To clarify this point, consider abstract art. Abstract art is a different endeavor. It is (for me) not about precise re-presentation of a scene or object, if by precise we only mean an understanding of three dimensional perspective and the physics of light and surfaces. Rather, abstract art can be about developing precise insights into the underlying nature of a subject and bringing them forth. This is dependent on exploring ways of seeing and processing environmental and cultural phenomena. Put another way, the idea that photo realistic representation represents the environment is debatable. It represents the environment to the extent that we can perceive it with our limited sense of vision. But there’s more there – more to the subject than the visual. And those felt or heard or sensed but unseen or difficult-to-represent-visually qualities factor into fully and accurately representing the subject as much as the visual does. Given this, in a twist of logic, presumably, an abstract piece can be more accurate than a photorealistic piece that fails to capture the subtle, ephemeral, multi-modal, or latent ….. that is, the complexity, dynamicism, and experiential layers of the subject.
Furthermore, while fully appreciating and capturing the totality of a subject is difficult in painting, whether realistic or abstract, doing so when representing our actual societal and ecological environments and their structures and systems, as well as ourselves as individuals, no matter the methods or media, is unfathomably more difficult. To the extent that it is accomplished at all, much trial and error is required – and therefore time. For complex phenomena such as societal and/or ecological phenomena, the unknowns and the ramifications of adjusting them, especially on a large scale, rapidly or across a broad range of environmental elements simultaneously, becomes significant and difficult to manipulate well if we are to maintain stable, resilient and sustainable social and ecological environments for a large population.

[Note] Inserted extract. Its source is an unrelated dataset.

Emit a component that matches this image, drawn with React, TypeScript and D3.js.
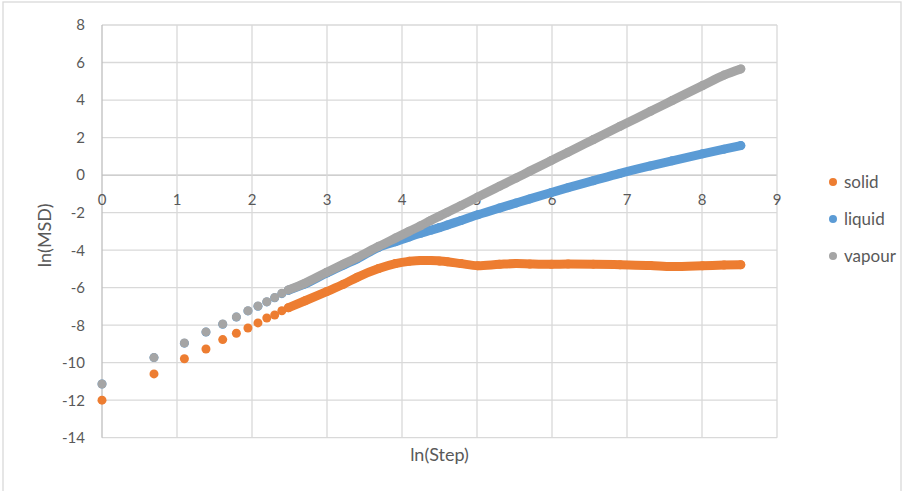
import * as React from "react";
import { scaleLinear, line, curveMonotoneX } from "d3";

// steps of the run; the chart plots ln(step) on x
const steps = [
  1, 2, 3, 4, 5, 6, 7, 8, 9, 10, 11, 12, 15, 20, 25, 30, 40, 50, 60, 70, 80,
  90, 100, 120, 150, 200, 250, 300, 400, 500, 700, 1000, 1500, 2000, 3000,
  4000, 5000,
];

const solid = [
  -12.0, -10.6, -9.79, -9.27, -8.77, -8.43, -8.15, -7.88, -7.62, -7.46, -7.23,
  -7.07, -6.7, -6.21, -5.82, -5.45, -4.98, -4.72, -4.6, -4.55, -4.55, -4.58,
  -4.62, -4.72, -4.83, -4.76, -4.72, -4.74, -4.76, -4.74, -4.75, -4.78, -4.82,
  -4.88, -4.84, -4.8, -4.78,
];

const liquid = [
  -11.14, -9.73, -8.96, -8.37, -7.95, -7.57, -7.24, -6.99, -6.76, -6.54,
  -6.32, -6.14, -5.8, -5.22, -4.8, -4.47, -3.85, -3.55, -3.3, -3.1, -2.94,
  -2.8, -2.66, -2.42, -2.12, -1.76, -1.49, -1.27, -0.93, -0.67, -0.3, 0.09,
  0.49, 0.76, 1.13, 1.38, 1.57,
];

const vapour = [
  -11.14, -9.73, -8.95, -8.36, -7.94, -7.56, -7.23, -6.98, -6.75, -6.53, -6.3,
  -6.12, -5.76, -5.18, -4.75, -4.4, -3.8, -3.36, -3.0, -2.7, -2.42, -2.19,
  -1.98, -1.62, -1.17, -0.6, -0.16, 0.21, 0.78, 1.22, 1.89, 2.6, 3.4, 3.97,
  4.77, 5.33, 5.66,
];

const seriesNames = ["solid", "liquid", "vapour"];
const seriesColors = ["#ED7D31", "#5B9BD5", "#A5A5A5"];
const xTicks = [0, 1, 2, 3, 4, 5, 6, 7, 8, 9];
const yTicks = [-14, -12, -10, -8, -6, -4, -2, 0, 2, 4, 6, 8];

const W = 904;
const H = 491;
const FONT = "Lato, 'Open Sans', sans-serif";

export default function App() {
  const xScale = scaleLinear().domain([0, 9]).range([102, 777]);
  const yScale = scaleLinear().domain([-14, 8]).range([437.7, 25]);

  const allSeries = [solid, liquid, vapour];
  const r = 4.5;
  // markers overlap into a solid band from about step 12 on
  const denseFrom = steps.indexOf(12);

  const band = line<[number, number]>()
    .x((d) => xScale(Math.log(d[0])))
    .y((d) => yScale(d[1]))
    .curve(curveMonotoneX);

  return (
    <svg
      width={W}
      height={H}
      style={{ position: "absolute", left: 0, top: 0, fontFamily: FONT }}
    >
      <rect x={0} y={0} width={W} height={H} fill="white" />
      <rect
        x={3}
        y={2}
        width={898}
        height={H + 10}
        fill="none"
        stroke="#d9d9d9"
        strokeWidth={1.3}
      />

      {/* grid */}
      {yTicks.map((t) => (
        <line
          key={`gy${t}`}
          x1={xScale(0)}
          x2={xScale(9)}
          y1={yScale(t)}
          y2={yScale(t)}
          stroke={t === 0 ? "#bfbfbf" : "#d9d9d9"}
          strokeWidth={1.3}
        />
      ))}
      {xTicks.map((t) => (
        <line
          key={`gx${t}`}
          x1={xScale(t)}
          x2={xScale(t)}
          y1={yScale(8)}
          y2={yScale(-14)}
          stroke={t === 0 ? "#bfbfbf" : "#d9d9d9"}
          strokeWidth={1.3}
        />
      ))}

      {/* tick labels */}
      {yTicks.map((t) => (
        <text
          key={`ly${t}`}
          x={85}
          y={yScale(t)}
          dy="0.36em"
          textAnchor="end"
          fontSize={15}
          fill="#595959"
        >
          {t}
        </text>
      ))}
      {xTicks.map((t) => (
        <text
          key={`lx${t}`}
          x={xScale(t)}
          y={yScale(0) + 25}
          dy="0.36em"
          textAnchor="middle"
          fontSize={15}
          fill="#595959"
        >
          {t}
        </text>
      ))}

      {/* axis titles */}
      <text
        x={xScale(4.5)}
        y={461}
        textAnchor="middle"
        fontSize={18}
        fill="#595959"
      >
        ln(Step)
      </text>
      <text
        transform={`translate(51,${(yScale(8) + yScale(-14)) / 2 + 4}) rotate(-90)`}
        textAnchor="middle"
        fontSize={18}
        fill="#595959"
      >
        ln(MSD)
      </text>

      {/* series */}
      {allSeries.map((vals, si) => {
        const pts: [number, number][] = steps.map((s, i) => [s, vals[i]]);
        return (
          <g key={seriesNames[si]}>
            <path
              d={band(pts.slice(denseFrom)) || ""}
              fill="none"
              stroke={seriesColors[si]}
              strokeWidth={r * 2}
              strokeLinecap="round"
              strokeLinejoin="round"
            />
            {pts.map((p, i) => (
              <circle
                key={i}
                cx={xScale(Math.log(p[0]))}
                cy={yScale(p[1])}
                r={r}
                fill={seriesColors[si]}
              />
            ))}
          </g>
        );
      })}

      {/* legend */}
      {seriesNames.map((n, i) => (
        <g key={`leg${n}`} transform={`translate(833,${182 + i * 37})`}>
          <circle r={4} fill={seriesColors[i]} />
          <text x={11} dy="0.36em" fontSize={17} fill="#595959">
            {n}
          </text>
        </g>
      ))}
    </svg>
  );
}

From this perspective, our capability to quickly adapt our ways of seeing and processing our societies and environments are (arguably) not nearly as refined as our ability to represent two dimensional representations of the physical environment. So the (polemical) thought occurred to me that perhaps if the last few thousand years of humanity’s artistry have been spent studying and learning how to represent/recreate the visual characteristics of our physical environment, then perhaps the next great artistic/cultural task is to learn how to see our societal and ecological environs — both the structure and dynamics — in ways which allow more accurate and useful representation and adaptation.